# Compact or Standard



## mattrider (Oct 14, 2007)

I currently live in Central Oklahoma....FLAT, but I plan to head out the bay area next year for school. Do most of you ride compact cranks or standard?


----------



## Francis Cebedo (Aug 1, 2001)

mattrider said:


> I currently live in Central Oklahoma....FLAT, but I plan to head out the bay area next year for school. Do most of you ride compact cranks or standard?


I tried compact a couple of years ago and have now switched all my bikes (3) to compact.

It just works well for all the hills and rollers.

fc


----------



## singlespeed.org (Feb 14, 2006)

I think many people look at the cluster as a place to change. A 25 or sometimes even a 27 large cog is pretty common here.


----------



## kretzel (Aug 1, 2007)

*compact*

only way to go around here unless you are a crit fiend. For long days of enjoying (not just slogging through) our epic roads, compact is it. 

I grew up south of you in Ft Worth - you're in for a treat. Once you've lived here you'll never go back though. A luxury once sampled...

Cheers,


----------



## mattrider (Oct 14, 2007)

*Thanks*

Thanks for the input guys, thats what I figured. I just got a new wheel set and snagged a 12-25 because of the move and now looks like I should keep my eyes out for a good deal on a compact. Oh and Kretzel, I grew up in Irving.


----------



## CoLiKe20 (Jan 30, 2006)

welcome to BA. 
BTW, rent is a lot cheaper here. More money to spend of booze.


----------



## twain (May 18, 2004)

I have ridden 53x39 with 11-23 for years.
A couple of years ago, got a sweet deal on the Ritchey compact carbon (as in free) with 50x34.
I don't like the feel of the 50 and don't really need the 34.
Since then switched the chain rings to 52 x 36. Now THAT is a sweet combo.

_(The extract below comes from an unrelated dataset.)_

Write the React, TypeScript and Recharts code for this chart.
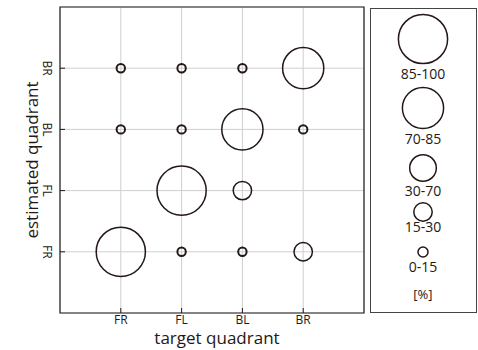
import { ScatterChart, Scatter, XAxis, YAxis, CartesianGrid, ReferenceArea, Label } from "recharts";

const QUADRANTS = ["FR", "FL", "BL", "BR"];
// share of estimates (%) for each target quadrant, ordered by estimated quadrant FR, FL, BL, BR
const TARGET_FR = [90, 0, 5, 5];
const TARGET_FL = [3, 91, 3, 3];
const TARGET_BL = [2, 18, 76, 4];
const TARGET_BR = [20, 0, 3, 77];
const BIN_EDGES = [0, 15, 30, 70, 85, 100];
const BIN_LABELS = ["0-15", "15-30", "30-70", "70-85", "85-100"];

const BIN_RADII = [4.2, 9.2, 13.3, 20.6, 24.6];
const LEGEND_CY = [252, 212, 168, 108, 39];
const LEGEND_LABEL_Y = [272, 232, 196, 144, 79];
const INK = "#231815";
const FONT = '"Open Sans", sans-serif';

const rows = [TARGET_FR, TARGET_FL, TARGET_BL, TARGET_BR];
const points = rows.flatMap((row, t) =>
  row.map((pct, e) => ({ x: t + 1, y: e + 1, pct })).filter((p) => p.pct > 0)
);

function binOf(pct: number) {
  let i = BIN_EDGES.length - 2;
  while (i > 0 && pct < BIN_EDGES[i]) i--;
  return i;
}

const Bubble = (props: any) => {
  const { cx, cy, payload } = props;
  const b = binOf(payload.pct);
  return <circle cx={cx} cy={cy} r={BIN_RADII[b]} fill="none" stroke={INK} strokeWidth={b === 0 ? 2 : 1.5} />;
};

const YTick = ({ x, y, payload }: any) => (
  <text x={x} y={y} transform={`rotate(90, ${x}, ${y})`} textAnchor="middle" fontSize={12} fill={INK} fontFamily={FONT}>
    {QUADRANTS[payload.value - 1]}
  </text>
);

const ticks = [1, 2, 3, 4];

export default function App() {
  return (
    <div style={{ position: "absolute", left: 0, top: 0, width: 478, height: 350, background: "#fff" }}>
      <ScatterChart width={478} height={350} margin={{ top: 7, right: 114, bottom: 0, left: 0 }}>
        <CartesianGrid stroke="#cfcfcf" />
        <XAxis
          dataKey="x"
          type="number"
          domain={[0, 5]}
          ticks={ticks}
          height={37}
          axisLine={false}
          tickSize={-5}
          tickMargin={7}
          tickLine={{ stroke: INK }}
          tickFormatter={(v) => QUADRANTS[v - 1]}
          tick={{ fontSize: 12, fill: INK, fontFamily: FONT }}
        >
          <Label value="target quadrant" position="insideBottom" offset={6} dx={5} style={{ fontSize: 17, fill: INK, fontFamily: FONT }} />
        </XAxis>
        <XAxis xAxisId="top" orientation="top" type="number" domain={[0, 5]} ticks={ticks} height={0} axisLine={false} tick={false} tickSize={-5} tickLine={{ stroke: INK }} />
        <YAxis
          dataKey="y"
          type="number"
          domain={[0, 5]}
          ticks={ticks}
          width={60}
          axisLine={false}
          tickSize={-5}
          tickMargin={22}
          tickLine={{ stroke: INK }}
          tick={<YTick />}
        >
          <Label value="estimated quadrant" angle={-90} position="center" dx={2} style={{ fontSize: 17, fill: INK, fontFamily: FONT, textAnchor: "middle" }} />
        </YAxis>
        <YAxis yAxisId="right" orientation="right" type="number" domain={[0, 5]} ticks={ticks} width={0} axisLine={false} tick={false} tickSize={-5} tickLine={{ stroke: INK }} />
        <ReferenceArea x1={0} x2={5} y1={0} y2={5} fill="none" fillOpacity={0} stroke="#222" strokeWidth={1.2} />
        <Scatter data={points} shape={<Bubble />} isAnimationActive={false} />
      </ScatterChart>
      <svg width={478} height={350} style={{ position: "absolute", left: 0, top: 0, pointerEvents: "none" }}>
        <rect x={370.5} y={8.5} width={106} height={304} fill="none" stroke="#444" />
        {BIN_LABELS.map((label, i) => (
          <g key={label}>
            <circle cx={423} cy={LEGEND_CY[i]} r={i === 0 ? 5 : BIN_RADII[i]} fill="none" stroke={INK} strokeWidth={1.5} />
            <text x={423} y={LEGEND_LABEL_Y[i]} textAnchor="middle" fontSize={14} fill={INK} fontFamily={FONT}>
              {label}
            </text>
          </g>
        ))}
        <text x={423} y={299} textAnchor="middle" fontSize={13} fill={INK} fontFamily={FONT}>
          [%]
        </text>
      </svg>
    </div>
  );
}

Another option is standard cranks with the amazing 11-26 cogset from SRAM.


----------



## Merlin (May 6, 2002)

I switched to compact 2 years ago, best thing I've done to help my fitness in a longtime


----------



## Gee3 (Jan 31, 2006)

After starting my cycling in the Dallas area (flat like Oklahoma) in 2006 and moving back home to the NOT FLAT Bay Area a compact is a must as is a 12-26 or 12-27 cassette! But it took a couple rides to get used to the gearing. No big deal now...

They will save your life and legs since most of these folks seem to love the hilly/mountainous stuff! CRAZY PEOPLE!!! 

Or go against the fashionistas and get a triple! <Gasp! I said the T word!> hehe!


----------



## johnny99 (Apr 2, 2004)

I know some 70 year old guys who climb Page Mill and Kings Mountain and Mt. Hamilton in a regular double. If you're not in top shape, however, lower gears are a good idea. All of the best rides in Northern California involve climbs of a mile or more. Local century rides often involve over 10,000 feet of climbing in 100 miles (multiple climbs over over 5 miles each).


----------



## craigthomas (Nov 14, 2007)

I've always heard and read that higher cadence is a superior road to fitness. If you climb, a compact will allow you to up your cadence, keep a decent speed, and allow you to stay in the saddle longer. Grinding the big gear, staying out of the saddle for extended times may have ill effect on your knees over the years. Of course this is not to case for everyone, just generalizing.


----------